Vietnam's Ministry of Information and Communications announced in February 2026 that software and IT services exports crossed $8.2 billion in 2025 — a 24% increase from $6.6B in 2024, and a near-doubling from $4.3B in 2022. The headline number matters, but the composition of that growth is even more telling: AI and advanced technology services now account for 31% of total IT export revenue, up from 11% in 2023.

This compositional shift — from commodity code outsourcing toward AI services and platform development — represents a structural upgrade in Vietnam's position in the global technology value chain. The countries that succeed in software exports over the next decade will be those that move up the value stack. Vietnam is doing exactly that.

The Companies Leading the Export Growth

FPT Software remains Vietnam's largest IT exporter, reporting $1.2B in software revenue for 2025 with AI services growing 87% YoY. FPT has established AI centres of excellence in Hanoi, Da Nang, and Ho Chi Minh City, and now employs over 2,400 ML engineers and AI developers — the largest AI engineering workforce of any Vietnam-headquartered technology company.

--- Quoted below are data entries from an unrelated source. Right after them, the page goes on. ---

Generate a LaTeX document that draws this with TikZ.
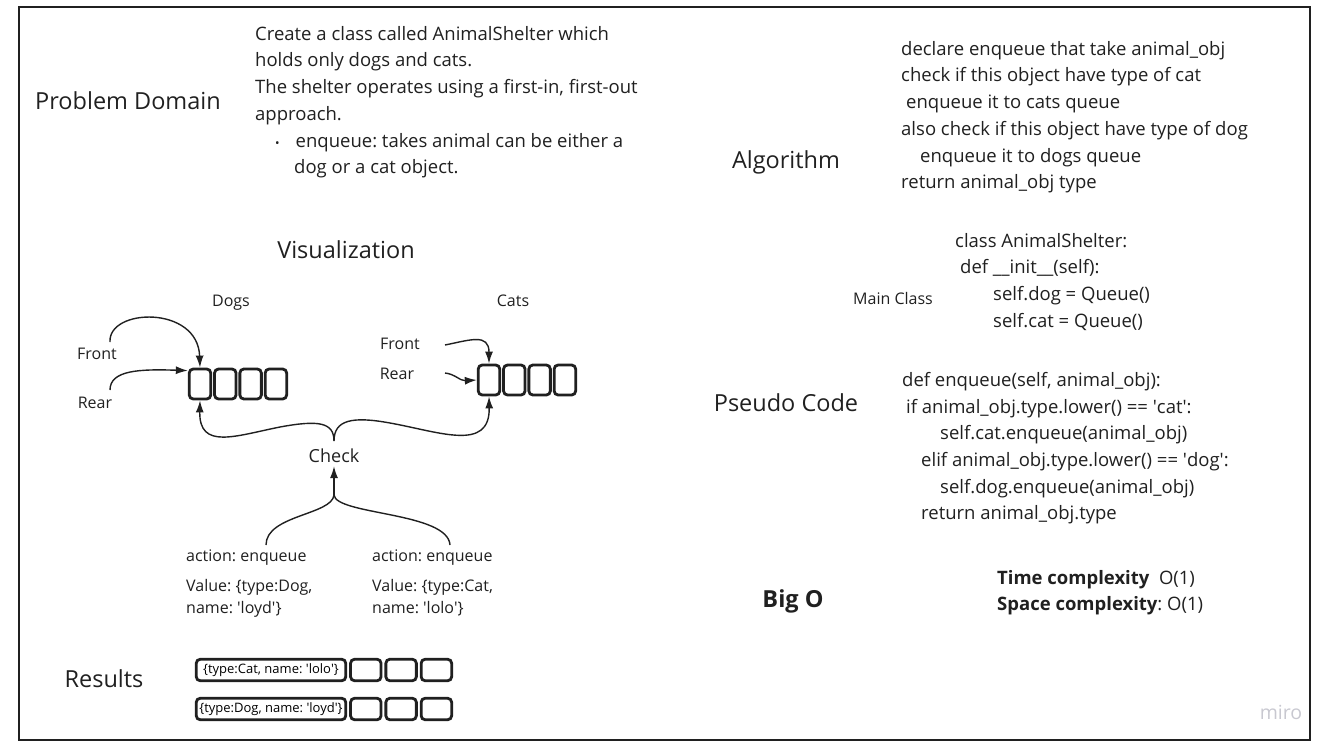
\documentclass[tikz,border=0pt]{standalone}
\usepackage{fontspec}
\setmainfont{Open Sans}
\usetikzlibrary{arrows.meta,positioning}
\definecolor{ink}{RGB}{32,32,32}
\definecolor{mirogray}{RGB}{200,200,208}
\frenchspacing

\begin{document}
\begin{tikzpicture}[x=1pt,y=-1pt]
\tikzstyle{head} = [font=\fontsize{23.5}{28}\selectfont, text=ink, inner sep=0pt]
\tikzstyle{body} = [font=\fontsize{18.5}{26.7}\selectfont, text=ink, align=left, anchor=north west, inner sep=0pt]
\tikzstyle{lbl} = [font=\fontsize{16}{22}\selectfont, text=ink, inner sep=0pt]
\tikzstyle{qbox} = [draw=ink, line width=2.8pt, rounded corners=4pt, minimum width=21.5pt, minimum height=30pt, inner sep=0pt]
\tikzstyle{rbox} = [qbox, minimum width=30.5pt, minimum height=21.5pt, font=\fontsize{13}{13}\selectfont]
\tikzstyle{arr} = [-{Latex[length=12pt,width=8pt]}, line width=1.4pt, draw=ink]
\useasboundingbox (0,0) rectangle (1333,750);
\draw[line width=2.5pt, draw=ink] (19,7) rectangle (1310,740);

% headings
\node[head] (pd) at (128,101) {Problem Domain};
\node[head] (alg) at (786,162) {Algorithm};
\node[head] (vis) at (346,250) {Visualization};
\node[head] (pc) at (786,403) {Pseudo Code};
\node[head] (res) at (104,679) {Results};
\node[head, font=\fontsize{23.5}{28}\selectfont\bfseries] (bigo) at (793,601) {Big O};

% text blocks
\node[body] (pdtext) at (255,26) {Create a class called AnimalShelter which\\
holds only dogs and cats.\\
The shelter operates using a first-in, first-out\\
approach.\\
\hspace*{20pt}{\fontsize{12}{12}\selectfont •}\hspace*{16pt}enqueue: takes animal can be either a\\
\hspace*{39pt}dog or a cat object.};
\node[body] (algtext) at (901,41) {declare enqueue that take animal\_obj\\
check if this object have type of cat\\
\hspace*{5pt}enqueue it to cats queue\\
also check if this object have type of dog\\
\hspace*{19pt}enqueue it to dogs queue\\
return animal\_obj type};
\node[lbl] (mc) at (893,298) {Main Class};
\node[body] (mctext) at (955,233) {class AnimalShelter:\\
\hspace*{5pt}def \_\_init\_\_(self):\\
\hspace*{38pt}self.dog = Queue()\\
\hspace*{38pt}self.cat = Queue()};
\node[body] (pctext) at (902,372) {def enqueue(self, animal\_obj):\\
\hspace*{4pt}if animal\_obj.type.lower() == \textquotesingle cat\textquotesingle:\\
\hspace*{38pt}self.cat.enqueue(animal\_obj)\\
\hspace*{19pt}elif animal\_obj.type.lower() == \textquotesingle dog\textquotesingle:\\
\hspace*{38pt}self.dog.enqueue(animal\_obj)\\
\hspace*{19pt}return animal\_obj.type};
\node[body, anchor=west] (tc) at (997,580) {\textbf{Time complexity}~ O(1)};
\node[body, anchor=west] (sc) at (997,606) {\textbf{Space complexity}: O(1)};
\node[font=\fontsize{19.5}{20}\selectfont, text=mirogray, inner sep=0pt] (miro) at (1281,712) {miro};

% queues
\node[lbl] (dogs) at (231,303) {Dogs};
\node[lbl] (cats) at (513,301) {Cats};
\node[qbox] (dq1) at (200,384) {};
\node[qbox, right=1pt of dq1] (dq2) {};
\node[qbox, right=1pt of dq2] (dq3) {};
\node[qbox, right=1pt of dq3] (dq4) {};
\node[qbox] (cq1) at (489,380) {};
\node[qbox, right=1pt of cq1] (cq2) {};
\node[qbox, right=1pt of cq2] (cq3) {};
\node[qbox, right=1pt of cq3] (cq4) {};
\node[lbl] (dfront) at (97,354) {Front};
\node[lbl] (drear) at (95,403) {Rear};
\node[lbl] (cfront) at (400,344) {Front};
\node[lbl] (crear) at (397,374) {Rear};
\coordinate (dfs) at (110,342);
\coordinate (drs) at (110,390);
\coordinate (cfs) at (445,345);
\coordinate (crs) at (445,373);
\draw[arr] (dfs) .. controls (108,308) and (198,305) .. (dq1.north);
\draw[arr] (drs) .. controls (110,370) and (140,369) .. ([yshift=-3pt]dq1.north west);
\draw[arr] (cfs) .. controls (470,340) and (489,333) .. (cq1.north);
\draw[arr] (crs) .. controls (455,374) and (460,381) .. (cq1.west);

% check
\node[lbl, font=\fontsize{18}{22}\selectfont, inner sep=3pt] (check) at (334,456) {Check};
\coordinate (jup) at (334,441);
\coordinate (jdn) at (334,495);
\draw[arr] (jup) .. controls (334,422) and (318,420) .. (280,427) .. controls (235,436) and (199,450) .. (dq1.south);
\draw[arr] (jup) .. controls (334,420) and (352,416) .. (390,423) .. controls (440,432) and (490,452) .. (cq1.south);
\draw[arr] (jdn) -- (check.south);
\coordinate (actl) at (266,545);
\coordinate (actr) at (450,545);
\draw[line width=1.4pt, draw=ink] (jdn) .. controls (332,515) and (266,515) .. (actl);
\draw[line width=1.4pt, draw=ink] (jdn) .. controls (336,515) and (448,512) .. (actr);
\node[lbl, anchor=west] (act1) at (186,558) {action: enqueue};
\node[lbl, anchor=west] (act2) at (372,558) {action: enqueue};
\node[lbl, align=left, anchor=north west] (val1) at (186,579) {Value: \{type:Dog,\\ name: \textquotesingle loyd\textquotesingle\}};
\node[lbl, align=left, anchor=north west] (val2) at (372,579) {Value: \{type:Cat,\\ name: \textquotesingle lolo\textquotesingle\}};

% results
\node[rbox, minimum width=149.5pt] (rc0) at (271,670) {\{type:Cat, name: \textquotesingle lolo\textquotesingle\}};
\node[rbox, right=2pt of rc0] (rc1) {};
\node[rbox, right=2pt of rc1] (rc2) {};
\node[rbox, right=2pt of rc2] (rc3) {};
\node[rbox, minimum width=149.5pt] (rd0) at (271,709) {\{type:Dog, name: \textquotesingle loyd\textquotesingle\}};
\node[rbox, right=2pt of rd0] (rd1) {};
\node[rbox, right=2pt of rd1] (rd2) {};
\node[rbox, right=2pt of rd2] (rd3) {};
\end{tikzpicture}
\end{document}
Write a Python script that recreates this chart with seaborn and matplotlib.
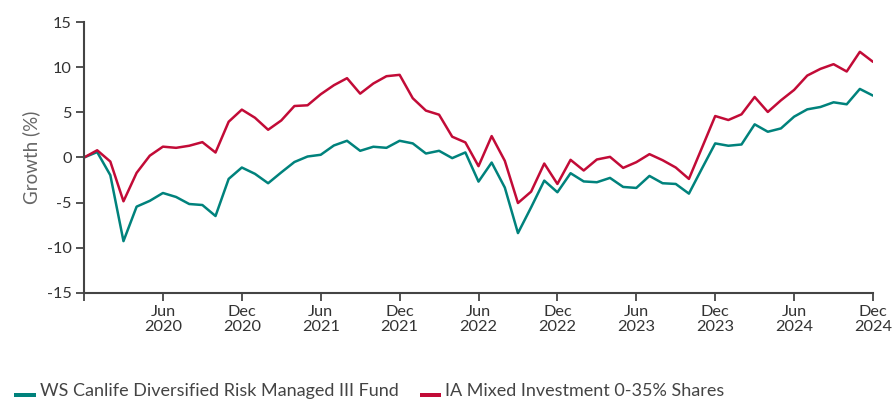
import matplotlib
matplotlib.use("Agg")
import matplotlib.pyplot as plt
import seaborn as sns
import pandas as pd
import numpy as np
from matplotlib.lines import Line2D
from matplotlib.patches import Rectangle
from matplotlib.legend_handler import HandlerBase

months = pd.date_range("2019-12-01", "2024-12-01", freq="MS")

fund_name = "WS Canlife Diversified Risk Managed III Fund"
sector_name = "IA Mixed Investment 0-35% Shares"

fund = [0, 0.6, -1.96, -9.26, -5.44, -4.8, -3.93, -4.37, -5.15, -5.26, -6.48, -2.37, -1.11,
        -1.81, -2.85, -1.65, -0.5, 0.11, 0.3, 1.33, 1.85, 0.74, 1.19, 1.07, 1.85,
        1.56, 0.44, 0.74, -0.07, 0.56, -2.67, -0.56, -3.33, -8.37, -5.52, -2.56, -3.85,
        -1.74, -2.65, -2.74, -2.26, -3.26, -3.37, -2.04, -2.85, -2.93, -4.0, -1.2, 1.56,
        1.3, 1.44, 3.67, 2.85, 3.22, 4.52, 5.33, 5.59, 6.11, 5.89, 7.59, 6.85]

sector = [0, 0.8, -0.45, -4.85, -1.7, 0.2, 1.2, 1.07, 1.3, 1.7, 0.55, 3.96, 5.3,
          4.4, 3.07, 4.1, 5.7, 5.78, 7.0, 8.0, 8.78, 7.07, 8.19, 9.0, 9.15,
          6.56, 5.19, 4.74, 2.3, 1.67, -0.96, 2.37, -0.37, -5.04, -3.78, -0.67, -2.93,
          -0.26, -1.44, -0.22, 0.07, -1.15, -0.52, 0.37, -0.3, -1.11, -2.37, 1.1, 4.59,
          4.15, 4.78, 6.7, 5.04, 6.33, 7.48, 9.07, 9.81, 10.33, 9.52, 11.7, 10.59]

tick_idx = [0, 6, 12, 18, 24, 30, 36, 42, 48, 54, 60]
tick_labels = ["", "Jun\n2020", "Dec\n2020", "Jun\n2021", "Dec\n2021", "Jun\n2022",
               "Dec\n2022", "Jun\n2023", "Dec\n2023", "Jun\n2024", "Dec\n2024"]
y_ticks = [-15, -10, -5, 0, 5, 10, 15]

colors = {fund_name: "#00827c", sector_name: "#c20b37"}

n = len(months)
df = pd.DataFrame({
    "m": list(range(n)) * 2,
    "value": fund + sector,
    "series": [fund_name] * n + [sector_name] * n,
})

sns.set_style("white")
plt.rcParams["font.family"] = ["Lato", "DejaVu Sans"]

fig = plt.figure(figsize=(8.92, 4.03), dpi=100)
ax = fig.add_axes([0.0942, 0.273, 0.8845, 0.6724])

sns.lineplot(data=df, x="m", y="value", hue="series", palette=colors, linewidth=1.8,
             legend=False, ax=ax)

ax.set_xlim(0, 60)
ax.set_ylim(-15, 15)
ax.set_xticks(tick_idx)
ax.set_xticklabels(tick_labels, fontsize=11.8, color="#333333", linespacing=1.05)
ax.set_yticks(y_ticks)
ax.set_yticklabels([str(v) for v in y_ticks], fontsize=11.8, color="#333333")
ax.set_xlabel("")
ax.set_ylabel("Growth (%)", fontsize=13.5, color="#666666", labelpad=5)

for s in ["top", "right"]:
    ax.spines[s].set_visible(False)
for s in ["left", "bottom"]:
    ax.spines[s].set_color("#444444")
    ax.spines[s].set_linewidth(1.5)
ax.tick_params(axis="both", which="both", direction="out", length=6, width=1.3,
               color="#444444", pad=3, bottom=True, left=True)


class LowSwatch(HandlerBase):
    def create_artists(self, legend, orig_handle, xdescent, ydescent, width, height,
                       fontsize, trans):
        r = Rectangle((-xdescent, -ydescent - 0.05 * height), width, 0.28 * height,
                      facecolor=orig_handle.get_color(), edgecolor="none", transform=trans)
        return [r]


handles = [Line2D([0], [0], color=colors[fund_name], lw=5),
           Line2D([0], [0], color=colors[sector_name], lw=5)]
fig.legend(handles, [fund_name, sector_name], loc="center left",
           bbox_to_anchor=(0.008, 0.03), borderaxespad=0, ncol=2, frameon=False,
           fontsize=13, handlelength=1.2, handletextpad=0.22, columnspacing=1.15,
           labelcolor="#444444", handler_map={Line2D: LowSwatch()})

fig.savefig("out.png", dpi=100)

KMS Technology crossed $300M in annual revenue in 2025, with AI quality assurance and intelligent testing automation accounting for 40% of new business wins. The company's QualityOps platform — which uses AI to automate test generation, execution, and analysis — is now deployed by 200+ US and Australian software companies.

Nashtech (formerly Harvey Nash Vietnam) reported AI-related revenue doubling in 2025, driven by demand from European financial services and insurance clients for AI model development and MLOps implementation services. The company's Manchester and Dublin offices act as client-facing hubs, while 85% of technical delivery occurs in Vietnam.

Key Takeaway Vietnam's $8.2B software export figure understates the transition underway. AI services, growing at 3x the rate of traditional outsourcing, are shifting Vietnamese IT firms from cost-play contractors to technology partners. For global companies evaluating AI development partners, Vietnamese firms now offer genuine domain expertise — not just labour arbitrage.

The Japan Connection

A frequently underappreciated dimension of Vietnam's IT export story is the Japan-Vietnam technology relationship. Japan accounts for 32% of Vietnam's software export revenue — the largest single country market — and this relationship is deepening as Japanese enterprises accelerate digital transformation under regulatory and competitive pressure.

Vietnam's appeal for Japanese clients goes beyond cost. Cultural alignment (both societies emphasise quality, precision, and long-term partnership), the large Vietnamese-Japanese bilingual developer community (estimated 45,000 developers with business-level Japanese proficiency), and accumulated domain knowledge in Japanese business processes make Vietnam the natural offshore technology partner for Japan in ways that India or Eastern Europe cannot replicate.

The $20B Target: Is It Achievable?

Vietnam's National Strategy for Digital Government targets $20B in IT service exports by 2030. At 2025's growth rate, the target implies CAGR of roughly 18% — achievable if current momentum is sustained and the compositional shift toward AI and higher-value services continues.

The risks to this trajectory are real: AI-driven automation may reduce demand for some categories of outsourced development work; Vietnam's rapidly rising developer salaries are compressing cost advantages in lower-end services; and talent supply, while growing, may not scale fast enough to meet global demand at the high-skill end.

But the structural tailwinds are strong. Global demand for AI services is growing faster than any country's supply can keep pace. Vietnam's combination of scale, quality trajectory, and value is unique in the global market. The $20B target is ambitious but not unreasonable — and the country is building the foundations to reach it.